By then our team was joined by Zhang Zhentao, who has since published detailed work on the sheng and its history. Meanwhile Yuan Jingfang made detailed studies of the Zhihua temple style, further adding to the list of its clerical exponents.

Everywhere we went on the Hebei plain, we made a point of seeking out sheng-repairers—often they were themselves members of a ritual association, but anyway they always knew precisely where other groups were active in the area. We also valued sheng players, always most knowledgeable about scales and pitch systems—in Hebei, Shanxi, and throughout north China.

* * *

I still marvel at that miraculous thread which linked us so vividly to Yang Yinliu’s time with the Zhihua temple monks, and further back to the world of palace eunuchs and the ritual life of the Qing dynasty.


[1] Yang Yinliu (1953) Zhihuasi jing yinyue caifang jilu [Record of visits to the capital music of the Zhihua temple], 3 parts, Beijing: Zhongyang yinyuexueyuan Zhongguo gudai yinyue yanjiushi, mim., now available in his complete works.
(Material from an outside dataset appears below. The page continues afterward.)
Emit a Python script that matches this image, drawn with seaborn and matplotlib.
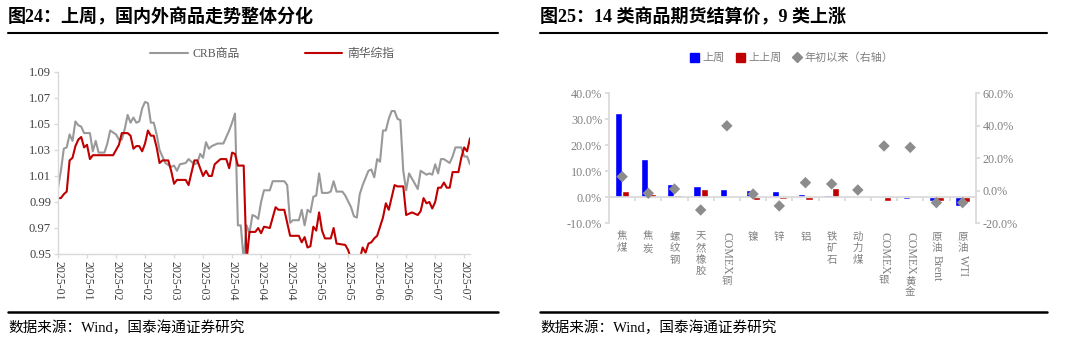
import matplotlib
matplotlib.use("Agg")
import matplotlib.pyplot as plt
import seaborn as sns
import numpy as np
import pandas as pd
from matplotlib.lines import Line2D
from matplotlib.patches import Patch

# ---------------- data: left chart (trading-day index, value) ----------------
crb_day = [0, 1, 2, 3, 4, 5, 6, 7, 8, 9, 10, 11, 12, 13, 14, 16, 17, 18, 20, 21, 22, 23, 24, 25,
           26, 27, 28, 29, 30, 31, 32, 33, 34, 35, 36, 37, 39, 40, 41, 42, 44, 45, 47, 48, 49, 50,
           51, 52, 53, 55, 57, 59, 60, 61, 62, 63, 64, 65, 66, 67, 68, 69, 70, 71, 73, 74, 78, 79,
           80, 81, 83, 84, 85, 86, 87, 88, 89, 90, 91, 93, 94, 95, 96, 98, 99, 101, 102, 103, 104,
           105, 107, 108, 109, 110, 111, 112, 113, 114, 115, 116, 117, 118, 119, 120, 121, 124,
           125, 127, 128, 129, 130, 131, 132, 133, 135, 136, 137, 139, 140, 141, 142]
crb_value = [1.001, 1.014, 1.031, 1.032, 1.042, 1.037, 1.052, 1.049, 1.048, 1.043, 1.043, 1.043,
             1.029, 1.037, 1.028, 1.028, 1.035, 1.045, 1.042, 1.038, 1.038, 1.046, 1.057, 1.051,
             1.055, 1.051, 1.052, 1.062, 1.067, 1.066, 1.051, 1.051, 1.042, 1.030, 1.025, 1.020,
             1.017, 1.018, 1.014, 1.019, 1.020, 1.023, 1.019, 1.020, 1.027, 1.024, 1.036, 1.031,
             1.033, 1.035, 1.035, 1.045, 1.051, 1.058, 0.972, 0.972, 0.945, 0.972, 0.966, 0.980,
             0.979, 0.977, 0.990, 0.999, 0.999, 1.006, 1.006, 1.003, 0.974, 0.976, 0.976, 0.984,
             0.972, 0.984, 0.982, 0.994, 0.995, 1.012, 0.997, 0.997, 0.998, 1.006, 0.998, 0.998,
             0.995, 0.986, 0.979, 0.978, 0.996, 1.003, 1.014, 1.015, 1.009, 1.023, 1.021, 1.045,
             1.045, 1.054, 1.060, 1.060, 1.054, 1.053, 1.014, 0.999, 1.012, 1.000, 1.014, 1.011,
             1.012, 1.011, 1.019, 1.012, 1.023, 1.023, 1.020, 1.025, 1.032, 1.032, 1.025, 1.025,
             1.019]

nh_day = [0, 1, 2, 3, 4, 5, 6, 7, 8, 9, 10, 11, 12, 19, 21, 22, 24, 25, 26, 27, 28, 29, 30, 31,
          32, 33, 34, 35, 36, 38, 39, 40, 41, 44, 45, 47, 48, 50, 51, 52, 53, 54, 56, 58, 59, 60,
          61, 62, 64, 65, 66, 68, 69, 70, 71, 73, 75, 76, 78, 80, 83, 84, 85, 86, 87, 88, 89, 90,
          91, 92, 94, 95, 96, 99, 100, 101, 104, 105, 106, 107, 108, 109, 110, 112, 113, 114, 116,
          117, 119, 120, 121, 122, 124, 125, 126, 127, 128, 129, 130, 131, 132, 133, 134, 135, 136,
          138, 139, 140, 141, 142]
nh_value = [0.993, 0.993, 0.996, 0.998, 1.022, 1.024, 1.033, 1.038, 1.040, 1.032, 1.034, 1.023,
            1.026, 1.026, 1.034, 1.043, 1.043, 1.041, 1.031, 1.033, 1.033, 1.029, 1.035, 1.045,
            1.041, 1.041, 1.032, 1.020, 1.022, 1.022, 1.014, 1.004, 1.007, 1.007, 1.003, 1.022,
            1.022, 1.010, 1.014, 1.010, 1.010, 1.019, 1.023, 1.023, 1.016, 1.028, 1.027, 1.018,
            1.018, 0.945, 0.967, 0.967, 0.970, 0.966, 0.971, 0.970, 0.986, 0.984, 0.984, 0.964,
            0.964, 0.959, 0.963, 0.955, 0.956, 0.971, 0.968, 0.982, 0.968, 0.962, 0.962, 0.970,
            0.958, 0.957, 0.953, 0.946, 0.946, 0.955, 0.951, 0.958, 0.959, 0.962, 0.964, 0.978,
            0.989, 0.984, 1.003, 1.002, 1.002, 0.980, 0.981, 0.982, 0.980, 0.983, 0.993, 0.989,
            0.990, 0.985, 0.990, 1.001, 1.001, 1.005, 1.001, 1.001, 1.013, 1.013, 1.024, 1.032,
            1.029, 1.039]

date_labels = ["2025-01", "2025-01", "2025-02", "2025-02", "2025-03", "2025-03", "2025-04",
               "2025-04", "2025-04", "2025-05", "2025-05", "2025-06", "2025-06", "2025-07",
               "2025-07"]
left_yticks = [0.95, 0.97, 0.99, 1.01, 1.03, 1.05, 1.07, 1.09]

# ---------------- data: right chart (%) ----------------
categories = ["焦煤", "焦炭", "螺纹钢", "天然橡胶", "COMEX铜", "镍", "锌", "铝", "铁矿石",
              "动力煤", "COMEX银", "COMEX黄金", "原油Brent", "原油WTI"]
last_week = [32.5, 14.7, 5.2, 4.4, 3.3, 3.0, 2.5, 1.4, 1.0, 0.0, -0.3, -0.6, -1.4, -3.3]
prev_week = [2.5, 1.3, 0.8, 3.3, 0.0, -1.0, -0.6, -1.2, 3.4, 0.0, -1.4, -0.3, -1.6, -1.7]
ytd = [8.7, -1.5, 1.1, -11.8, 40.0, -2.0, -9.3, 5.0, 4.2, 0.5, 27.6, 26.7, -7.3, -7.3]

# ---------------- style ----------------
sns.set_theme(style="white")
plt.rcParams["font.family"] = ["Liberation Serif", "Noto Sans CJK SC", "DejaVu Sans"]
plt.rcParams["axes.unicode_minus"] = False

GRAY = "#999999"
RED = "#C00000"
BLUE = "#0000FF"
SPINE = "#d9d9d9"
TXT = "#404040"
LTXT = "#808080"

fig = plt.figure(figsize=(10.8, 3.55), dpi=100)
W, H = 1080.0, 355.0


def fx(px):
    return px / W


def fy(py):
    return 1 - py / H


# ---------------- left chart ----------------
ax1 = fig.add_axes([fx(58), fy(254), fx(470) - fx(58), fy(72) - fy(254)])
df_crb = pd.DataFrame({"day": crb_day, "value": crb_value})
df_nh = pd.DataFrame({"day": nh_day, "value": nh_value})
sns.lineplot(data=df_crb, x="day", y="value", ax=ax1, color=GRAY, lw=1.5,
             estimator=None, sort=False)
sns.lineplot(data=df_nh, x="day", y="value", ax=ax1, color=RED, lw=1.5,
             estimator=None, sort=False)
ax1.set_xlim(0, 142)
ax1.set_ylim(0.95, 1.09)
ax1.set_xticks(np.arange(0, 10 * len(date_labels), 10))
ax1.set_xticklabels(date_labels, rotation=-90, fontsize=8.5, color=TXT)
ax1.set_yticks(left_yticks)
ax1.set_yticklabels([f"{v:.2f}" for v in left_yticks], fontsize=9, color=TXT)
ax1.set_xlabel("")
ax1.set_ylabel("")
for s in ["top", "right"]:
    ax1.spines[s].set_visible(False)
for s in ["left", "bottom"]:
    ax1.spines[s].set_color(SPINE)
    ax1.spines[s].set_linewidth(1.0)
ax1.tick_params(axis="both", bottom=True, left=True, length=3, color=SPINE, width=1, pad=2)
leg1 = fig.legend(handles=[Line2D([], [], color=GRAY, lw=1.5), Line2D([], [], color=RED, lw=1.5)],
                  labels=["CRB商品", "南华综指"], loc="center", bbox_to_anchor=(fx(272), fy(54)),
                  ncol=2, frameon=False, fontsize=8.5, handlelength=3.2, columnspacing=5.5,
                  handletextpad=0.4)
for t in leg1.get_texts():
    t.set_color("#595959")

# ---------------- right chart ----------------
ax2 = fig.add_axes([fx(609), fy(223.3), fx(975.7) - fx(609), fy(93.3) - fy(223.3)])
df_bar = pd.DataFrame({
    "cat": categories * 2,
    "series": ["上周"] * len(categories) + ["上上周"] * len(categories),
    "value": last_week + prev_week,
})
sns.barplot(data=df_bar, x="cat", y="value", hue="series", order=categories,
            hue_order=["上周", "上上周"], palette=[BLUE, RED], width=0.56,
            errorbar=None, ax=ax2, legend=False, saturation=1)
ax2.set_xlim(-0.5, len(categories) - 0.5)
ax2.set_ylim(-10, 40)
lt = np.arange(-10, 41, 10)
ax2.set_yticks(lt)
ax2.set_yticklabels([f"{v:.1f}%" for v in lt], fontsize=8.7, color=LTXT)
ax2.set_xlabel("")
ax2.set_ylabel("")
ax2.spines["top"].set_visible(False)
ax2.spines["right"].set_visible(False)
ax2.spines["left"].set_color(SPINE)
ax2.spines["bottom"].set_color(SPINE)
ax2.spines["bottom"].set_position(("data", 0))
ax2.set_xticks(np.arange(0.5, len(categories) - 0.5, 1))
ax2.set_xticklabels([])
ax2.tick_params(axis="x", bottom=True, length=3, color=SPINE, direction="out")
ax2.tick_params(axis="y", left=True, length=3, color=SPINE, pad=2)

ax2r = ax2.twinx()
sns.scatterplot(x=np.arange(len(categories)), y=ytd, marker="D", s=34, color="#8c8c8c",
                edgecolor="none", ax=ax2r, zorder=5)
ax2r.set_ylim(-20, 60)
rt = np.arange(-20, 61, 20)
ax2r.set_yticks(rt)
ax2r.set_yticklabels([f"{v:.1f}%" for v in rt], fontsize=8.7, color=LTXT)
ax2r.set_xlim(-0.5, len(categories) - 0.5)
for s in ["top", "left", "bottom"]:
    ax2r.spines[s].set_visible(False)
ax2r.spines["right"].set_color(SPINE)
ax2r.tick_params(axis="y", right=True, length=3, color=SPINE, pad=2)
ax2r.grid(False)
ax2.grid(False)

# category labels: CJK upright & stacked, Latin rotated
fig.canvas.draw()
renderer = fig.canvas.get_renderer()
CAT_COLOR = "#7f7f7f"
for i, lab in enumerate(categories):
    segs = []
    for ch in lab:
        is_ascii = ord(ch) < 128
        if segs and segs[-1][0] == is_ascii:
            segs[-1][1] += ch
        else:
            segs.append([is_ascii, ch])
    off = 6.0
    for is_ascii, seg in segs:
        if is_ascii:
            t = ax2.annotate(seg, xy=(i, 0), xycoords=("data", "axes fraction"),
                             xytext=(0, -off), textcoords="offset points", rotation=-90,
                             ha="center", va="top", fontsize=8.5, color=CAT_COLOR)
            bb = t.get_window_extent(renderer)
            off += bb.height * 72.0 / fig.dpi + 1.0
        else:
            for ch in seg:
                ax2.annotate(ch, xy=(i, 0), xycoords=("data", "axes fraction"),
                             xytext=(0, -off), textcoords="offset points",
                             ha="center", va="top", fontsize=7.5, color=CAT_COLOR,
                             family=["Noto Sans CJK SC"])
                off += 8.3

leg2 = fig.legend(handles=[Patch(color=BLUE), Patch(color=RED),
                           Line2D([], [], marker="D", color="#8c8c8c", lw=0, markersize=5)],
                  labels=["上周", "上上周", "年初以来（右轴）"], loc="center",
                  bbox_to_anchor=(fx(792), fy(58)), ncol=3, frameon=False, fontsize=8,
                  handlelength=0.8, handleheight=0.8, columnspacing=1.0, handletextpad=0.3)
for t in leg2.get_texts():
    t.set_color(LTXT)

# ---------------- titles, rules, sources ----------------
HEAD = ["Liberation Serif", "Noto Sans CJK SC"]
fig.text(fx(8), fy(17), "图24：上周，国内外商品走势整体分化", fontsize=13, fontweight="bold",
         va="center", ha="left", family=HEAD, color="black")
fig.text(fx(540), fy(17), "图25：14 类商品期货结算价，9 类上涨", fontsize=13, fontweight="bold",
         va="center", ha="left", family=HEAD, color="black")
fig.text(fx(8), fy(328), "数据来源：Wind，国泰海通证券研究", fontsize=10.5,
         va="center", ha="left", family=HEAD, color="black")
fig.text(fx(540), fy(328), "数据来源：Wind，国泰海通证券研究", fontsize=10.5,
         va="center", ha="left", family=HEAD, color="black")
for (x0, x1) in [(8, 498), (540, 1047)]:
    fig.add_artist(Line2D([fx(x0), fx(x1)], [fy(33), fy(33)], color="black", lw=1.5,
                          transform=fig.transFigure))
    fig.add_artist(Line2D([fx(x0), fx(x1)], [fy(312), fy(312)], color="black", lw=1.8,
                          transform=fig.transFigure))

fig.savefig("out.png", dpi=100)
This post is based on my In search of the folk Daoists of north China, p.146. For Buddhist and Daoist ritual life in Beijing and Tianjin, see ibid., Appendix 1, whose citations include Vincent Goossaert’s splendid 2007 book The Taoists of Peking, 1800–1949. As I note in the Appendix (p.222), only five of the nineteen former monks assembled came from the Zhihua temple. On ritual life in old Beijing I must also mention the works of Chang Renchun 常人春; for many more links, click here.
[2] Part 2, pp.40–45, signed with his other name Zha Yiping.
[3] Cf. Tian Qing, “Shijimo huimou: Zhihua si yinyue yu Zhongguo yinyuexue” [A fin-de-siecle retrospective: the music of the Zhihua temple and Chinese musicology], Zhongyang yinyuexueyuan xuebao 1998/2: 38–45.
[4] As you see from the page from Yang Yinliu’s notes, he had learned that Qi Youzhi was adopted son of Qi Fu, another distinguished sheng-repairer. We didn’t clarify this—such family relations can be hard to elicit on a brief acquaintance.
[5] See In search of the folk Daoists, pp.145–55.